**What you will do:**
Copy out the listing that follows, exact in every word, and skip the images.
— start —
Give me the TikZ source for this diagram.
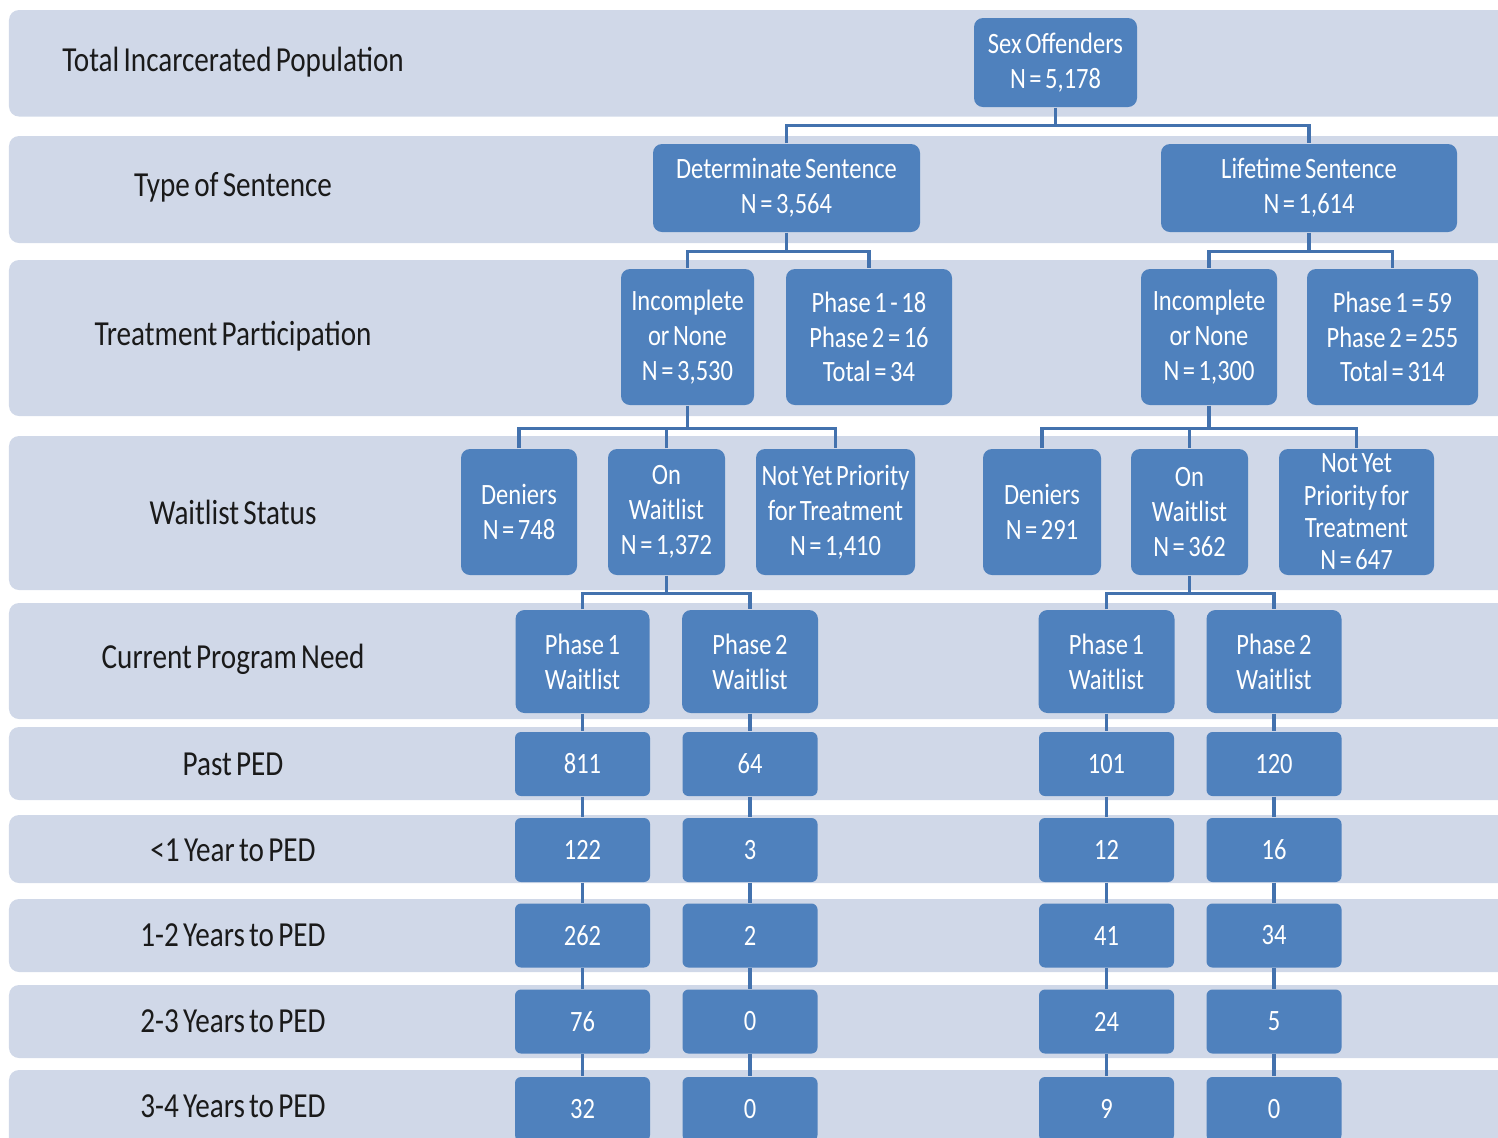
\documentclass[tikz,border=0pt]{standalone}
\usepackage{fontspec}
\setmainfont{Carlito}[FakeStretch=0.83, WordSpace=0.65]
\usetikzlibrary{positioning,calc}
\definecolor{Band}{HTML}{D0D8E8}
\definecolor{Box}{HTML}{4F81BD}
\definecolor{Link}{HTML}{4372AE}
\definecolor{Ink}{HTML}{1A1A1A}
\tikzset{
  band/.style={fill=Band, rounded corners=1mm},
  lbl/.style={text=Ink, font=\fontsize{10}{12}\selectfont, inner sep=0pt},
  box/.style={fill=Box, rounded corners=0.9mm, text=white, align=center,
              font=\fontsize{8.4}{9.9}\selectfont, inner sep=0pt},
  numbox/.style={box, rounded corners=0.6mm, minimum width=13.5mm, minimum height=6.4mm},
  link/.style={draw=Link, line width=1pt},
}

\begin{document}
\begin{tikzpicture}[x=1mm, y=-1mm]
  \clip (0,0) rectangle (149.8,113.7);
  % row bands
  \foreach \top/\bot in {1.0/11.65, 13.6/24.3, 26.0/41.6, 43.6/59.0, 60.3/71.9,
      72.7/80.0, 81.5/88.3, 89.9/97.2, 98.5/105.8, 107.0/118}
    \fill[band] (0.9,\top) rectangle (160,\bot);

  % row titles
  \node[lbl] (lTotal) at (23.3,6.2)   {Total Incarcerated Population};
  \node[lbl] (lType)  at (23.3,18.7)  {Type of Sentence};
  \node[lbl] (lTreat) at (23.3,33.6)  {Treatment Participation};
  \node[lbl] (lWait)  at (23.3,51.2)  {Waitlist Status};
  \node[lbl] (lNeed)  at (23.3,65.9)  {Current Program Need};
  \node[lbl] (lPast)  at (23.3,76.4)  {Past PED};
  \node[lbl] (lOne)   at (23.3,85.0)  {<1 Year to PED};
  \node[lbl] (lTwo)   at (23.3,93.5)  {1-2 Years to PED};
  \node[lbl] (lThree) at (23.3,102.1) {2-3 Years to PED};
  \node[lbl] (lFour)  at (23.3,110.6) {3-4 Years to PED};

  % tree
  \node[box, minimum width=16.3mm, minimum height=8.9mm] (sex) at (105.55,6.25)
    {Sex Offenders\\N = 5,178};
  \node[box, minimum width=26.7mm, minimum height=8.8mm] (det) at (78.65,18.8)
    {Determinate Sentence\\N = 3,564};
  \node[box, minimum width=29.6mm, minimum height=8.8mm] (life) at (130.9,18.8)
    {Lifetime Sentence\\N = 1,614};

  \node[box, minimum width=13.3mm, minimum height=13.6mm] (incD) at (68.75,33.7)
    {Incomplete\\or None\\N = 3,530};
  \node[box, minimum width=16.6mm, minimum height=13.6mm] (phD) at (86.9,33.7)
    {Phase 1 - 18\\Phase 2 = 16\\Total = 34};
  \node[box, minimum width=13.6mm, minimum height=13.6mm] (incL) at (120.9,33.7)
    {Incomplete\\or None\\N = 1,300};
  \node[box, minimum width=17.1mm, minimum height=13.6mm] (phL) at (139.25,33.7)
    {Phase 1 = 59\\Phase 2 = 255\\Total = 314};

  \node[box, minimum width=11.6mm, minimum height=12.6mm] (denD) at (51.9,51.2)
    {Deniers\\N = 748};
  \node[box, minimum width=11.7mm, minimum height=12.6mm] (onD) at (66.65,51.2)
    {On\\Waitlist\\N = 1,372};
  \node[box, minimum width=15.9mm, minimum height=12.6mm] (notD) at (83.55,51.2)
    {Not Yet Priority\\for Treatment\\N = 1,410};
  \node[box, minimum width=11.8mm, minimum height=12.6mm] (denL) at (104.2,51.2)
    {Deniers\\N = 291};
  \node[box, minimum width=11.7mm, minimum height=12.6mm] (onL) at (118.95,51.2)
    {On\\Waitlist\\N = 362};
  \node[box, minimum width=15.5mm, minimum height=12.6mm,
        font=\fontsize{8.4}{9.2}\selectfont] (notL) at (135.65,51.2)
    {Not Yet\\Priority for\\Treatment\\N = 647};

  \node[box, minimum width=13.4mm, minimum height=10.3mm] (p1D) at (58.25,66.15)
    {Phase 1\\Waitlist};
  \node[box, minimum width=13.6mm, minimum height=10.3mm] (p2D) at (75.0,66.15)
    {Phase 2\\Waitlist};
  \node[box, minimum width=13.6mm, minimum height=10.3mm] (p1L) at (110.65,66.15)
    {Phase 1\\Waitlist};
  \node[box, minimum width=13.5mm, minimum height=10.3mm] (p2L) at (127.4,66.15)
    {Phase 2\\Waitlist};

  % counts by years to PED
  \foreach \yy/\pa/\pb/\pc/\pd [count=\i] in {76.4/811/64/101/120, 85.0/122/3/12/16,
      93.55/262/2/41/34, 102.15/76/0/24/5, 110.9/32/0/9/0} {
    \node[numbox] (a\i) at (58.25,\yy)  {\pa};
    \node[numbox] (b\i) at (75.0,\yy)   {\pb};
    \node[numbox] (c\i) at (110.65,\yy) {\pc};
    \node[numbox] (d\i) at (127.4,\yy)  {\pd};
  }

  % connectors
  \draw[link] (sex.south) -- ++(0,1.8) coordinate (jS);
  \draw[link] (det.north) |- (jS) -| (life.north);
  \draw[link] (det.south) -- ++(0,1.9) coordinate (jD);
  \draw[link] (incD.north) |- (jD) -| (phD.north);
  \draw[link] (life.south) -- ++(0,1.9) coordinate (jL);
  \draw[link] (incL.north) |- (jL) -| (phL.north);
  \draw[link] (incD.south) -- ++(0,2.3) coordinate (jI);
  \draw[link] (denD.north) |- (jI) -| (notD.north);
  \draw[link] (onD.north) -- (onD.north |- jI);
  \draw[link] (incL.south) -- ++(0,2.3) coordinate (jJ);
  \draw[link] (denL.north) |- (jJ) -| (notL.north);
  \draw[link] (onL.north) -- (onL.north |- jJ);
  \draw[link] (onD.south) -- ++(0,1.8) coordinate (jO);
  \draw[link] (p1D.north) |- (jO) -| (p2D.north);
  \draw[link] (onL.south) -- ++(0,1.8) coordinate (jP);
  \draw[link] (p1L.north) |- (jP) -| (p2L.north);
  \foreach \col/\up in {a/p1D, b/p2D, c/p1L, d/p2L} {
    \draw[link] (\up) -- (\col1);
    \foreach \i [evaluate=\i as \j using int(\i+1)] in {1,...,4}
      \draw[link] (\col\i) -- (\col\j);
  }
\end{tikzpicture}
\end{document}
— end —
**Finished exercise:**
Give me the TikZ source for this diagram.
\documentclass[tikz,border=0pt]{standalone}
\usepackage{fontspec}
\setmainfont{Carlito}[FakeStretch=0.83, WordSpace=0.65]
\usetikzlibrary{positioning,calc}
\definecolor{Band}{HTML}{D0D8E8}
\definecolor{Box}{HTML}{4F81BD}
\definecolor{Link}{HTML}{4372AE}
\definecolor{Ink}{HTML}{1A1A1A}
\tikzset{
  band/.style={fill=Band, rounded corners=1mm},
  lbl/.style={text=Ink, font=\fontsize{10}{12}\selectfont, inner sep=0pt},
  box/.style={fill=Box, rounded corners=0.9mm, text=white, align=center,
              font=\fontsize{8.4}{9.9}\selectfont, inner sep=0pt},
  numbox/.style={box, rounded corners=0.6mm, minimum width=13.5mm, minimum height=6.4mm},
  link/.style={draw=Link, line width=1pt},
}

\begin{document}
\begin{tikzpicture}[x=1mm, y=-1mm]
  \clip (0,0) rectangle (149.8,113.7);
  % row bands
  \foreach \top/\bot in {1.0/11.65, 13.6/24.3, 26.0/41.6, 43.6/59.0, 60.3/71.9,
      72.7/80.0, 81.5/88.3, 89.9/97.2, 98.5/105.8, 107.0/118}
    \fill[band] (0.9,\top) rectangle (160,\bot);

  % row titles
  \node[lbl] (lTotal) at (23.3,6.2)   {Total Incarcerated Population};
  \node[lbl] (lType)  at (23.3,18.7)  {Type of Sentence};
  \node[lbl] (lTreat) at (23.3,33.6)  {Treatment Participation};
  \node[lbl] (lWait)  at (23.3,51.2)  {Waitlist Status};
  \node[lbl] (lNeed)  at (23.3,65.9)  {Current Program Need};
  \node[lbl] (lPast)  at (23.3,76.4)  {Past PED};
  \node[lbl] (lOne)   at (23.3,85.0)  {<1 Year to PED};
  \node[lbl] (lTwo)   at (23.3,93.5)  {1-2 Years to PED};
  \node[lbl] (lThree) at (23.3,102.1) {2-3 Years to PED};
  \node[lbl] (lFour)  at (23.3,110.6) {3-4 Years to PED};

  % tree
  \node[box, minimum width=16.3mm, minimum height=8.9mm] (sex) at (105.55,6.25)
    {Sex Offenders\\N = 5,178};
  \node[box, minimum width=26.7mm, minimum height=8.8mm] (det) at (78.65,18.8)
    {Determinate Sentence\\N = 3,564};
  \node[box, minimum width=29.6mm, minimum height=8.8mm] (life) at (130.9,18.8)
    {Lifetime Sentence\\N = 1,614};

  \node[box, minimum width=13.3mm, minimum height=13.6mm] (incD) at (68.75,33.7)
    {Incomplete\\or None\\N = 3,530};
  \node[box, minimum width=16.6mm, minimum height=13.6mm] (phD) at (86.9,33.7)
    {Phase 1 - 18\\Phase 2 = 16\\Total = 34};
  \node[box, minimum width=13.6mm, minimum height=13.6mm] (incL) at (120.9,33.7)
    {Incomplete\\or None\\N = 1,300};
  \node[box, minimum width=17.1mm, minimum height=13.6mm] (phL) at (139.25,33.7)
    {Phase 1 = 59\\Phase 2 = 255\\Total = 314};

  \node[box, minimum width=11.6mm, minimum height=12.6mm] (denD) at (51.9,51.2)
    {Deniers\\N = 748};
  \node[box, minimum width=11.7mm, minimum height=12.6mm] (onD) at (66.65,51.2)
    {On\\Waitlist\\N = 1,372};
  \node[box, minimum width=15.9mm, minimum height=12.6mm] (notD) at (83.55,51.2)
    {Not Yet Priority\\for Treatment\\N = 1,410};
  \node[box, minimum width=11.8mm, minimum height=12.6mm] (denL) at (104.2,51.2)
    {Deniers\\N = 291};
  \node[box, minimum width=11.7mm, minimum height=12.6mm] (onL) at (118.95,51.2)
    {On\\Waitlist\\N = 362};
  \node[box, minimum width=15.5mm, minimum height=12.6mm,
        font=\fontsize{8.4}{9.2}\selectfont] (notL) at (135.65,51.2)
    {Not Yet\\Priority for\\Treatment\\N = 647};

  \node[box, minimum width=13.4mm, minimum height=10.3mm] (p1D) at (58.25,66.15)
    {Phase 1\\Waitlist};
  \node[box, minimum width=13.6mm, minimum height=10.3mm] (p2D) at (75.0,66.15)
    {Phase 2\\Waitlist};
  \node[box, minimum width=13.6mm, minimum height=10.3mm] (p1L) at (110.65,66.15)
    {Phase 1\\Waitlist};
  \node[box, minimum width=13.5mm, minimum height=10.3mm] (p2L) at (127.4,66.15)
    {Phase 2\\Waitlist};

  % counts by years to PED
  \foreach \yy/\pa/\pb/\pc/\pd [count=\i] in {76.4/811/64/101/120, 85.0/122/3/12/16,
      93.55/262/2/41/34, 102.15/76/0/24/5, 110.9/32/0/9/0} {
    \node[numbox] (a\i) at (58.25,\yy)  {\pa};
    \node[numbox] (b\i) at (75.0,\yy)   {\pb};
    \node[numbox] (c\i) at (110.65,\yy) {\pc};
    \node[numbox] (d\i) at (127.4,\yy)  {\pd};
  }

  % connectors
  \draw[link] (sex.south) -- ++(0,1.8) coordinate (jS);
  \draw[link] (det.north) |- (jS) -| (life.north);
  \draw[link] (det.south) -- ++(0,1.9) coordinate (jD);
  \draw[link] (incD.north) |- (jD) -| (phD.north);
  \draw[link] (life.south) -- ++(0,1.9) coordinate (jL);
  \draw[link] (incL.north) |- (jL) -| (phL.north);
  \draw[link] (incD.south) -- ++(0,2.3) coordinate (jI);
  \draw[link] (denD.north) |- (jI) -| (notD.north);
  \draw[link] (onD.north) -- (onD.north |- jI);
  \draw[link] (incL.south) -- ++(0,2.3) coordinate (jJ);
  \draw[link] (denL.north) |- (jJ) -| (notL.north);
  \draw[link] (onL.north) -- (onL.north |- jJ);
  \draw[link] (onD.south) -- ++(0,1.8) coordinate (jO);
  \draw[link] (p1D.north) |- (jO) -| (p2D.north);
  \draw[link] (onL.south) -- ++(0,1.8) coordinate (jP);
  \draw[link] (p1L.north) |- (jP) -| (p2L.north);
  \foreach \col/\up in {a/p1D, b/p2D, c/p1L, d/p2L} {
    \draw[link] (\up) -- (\col1);
    \foreach \i [evaluate=\i as \j using int(\i+1)] in {1,...,4}
      \draw[link] (\col\i) -- (\col\j);
  }
\end{tikzpicture}
\end{document}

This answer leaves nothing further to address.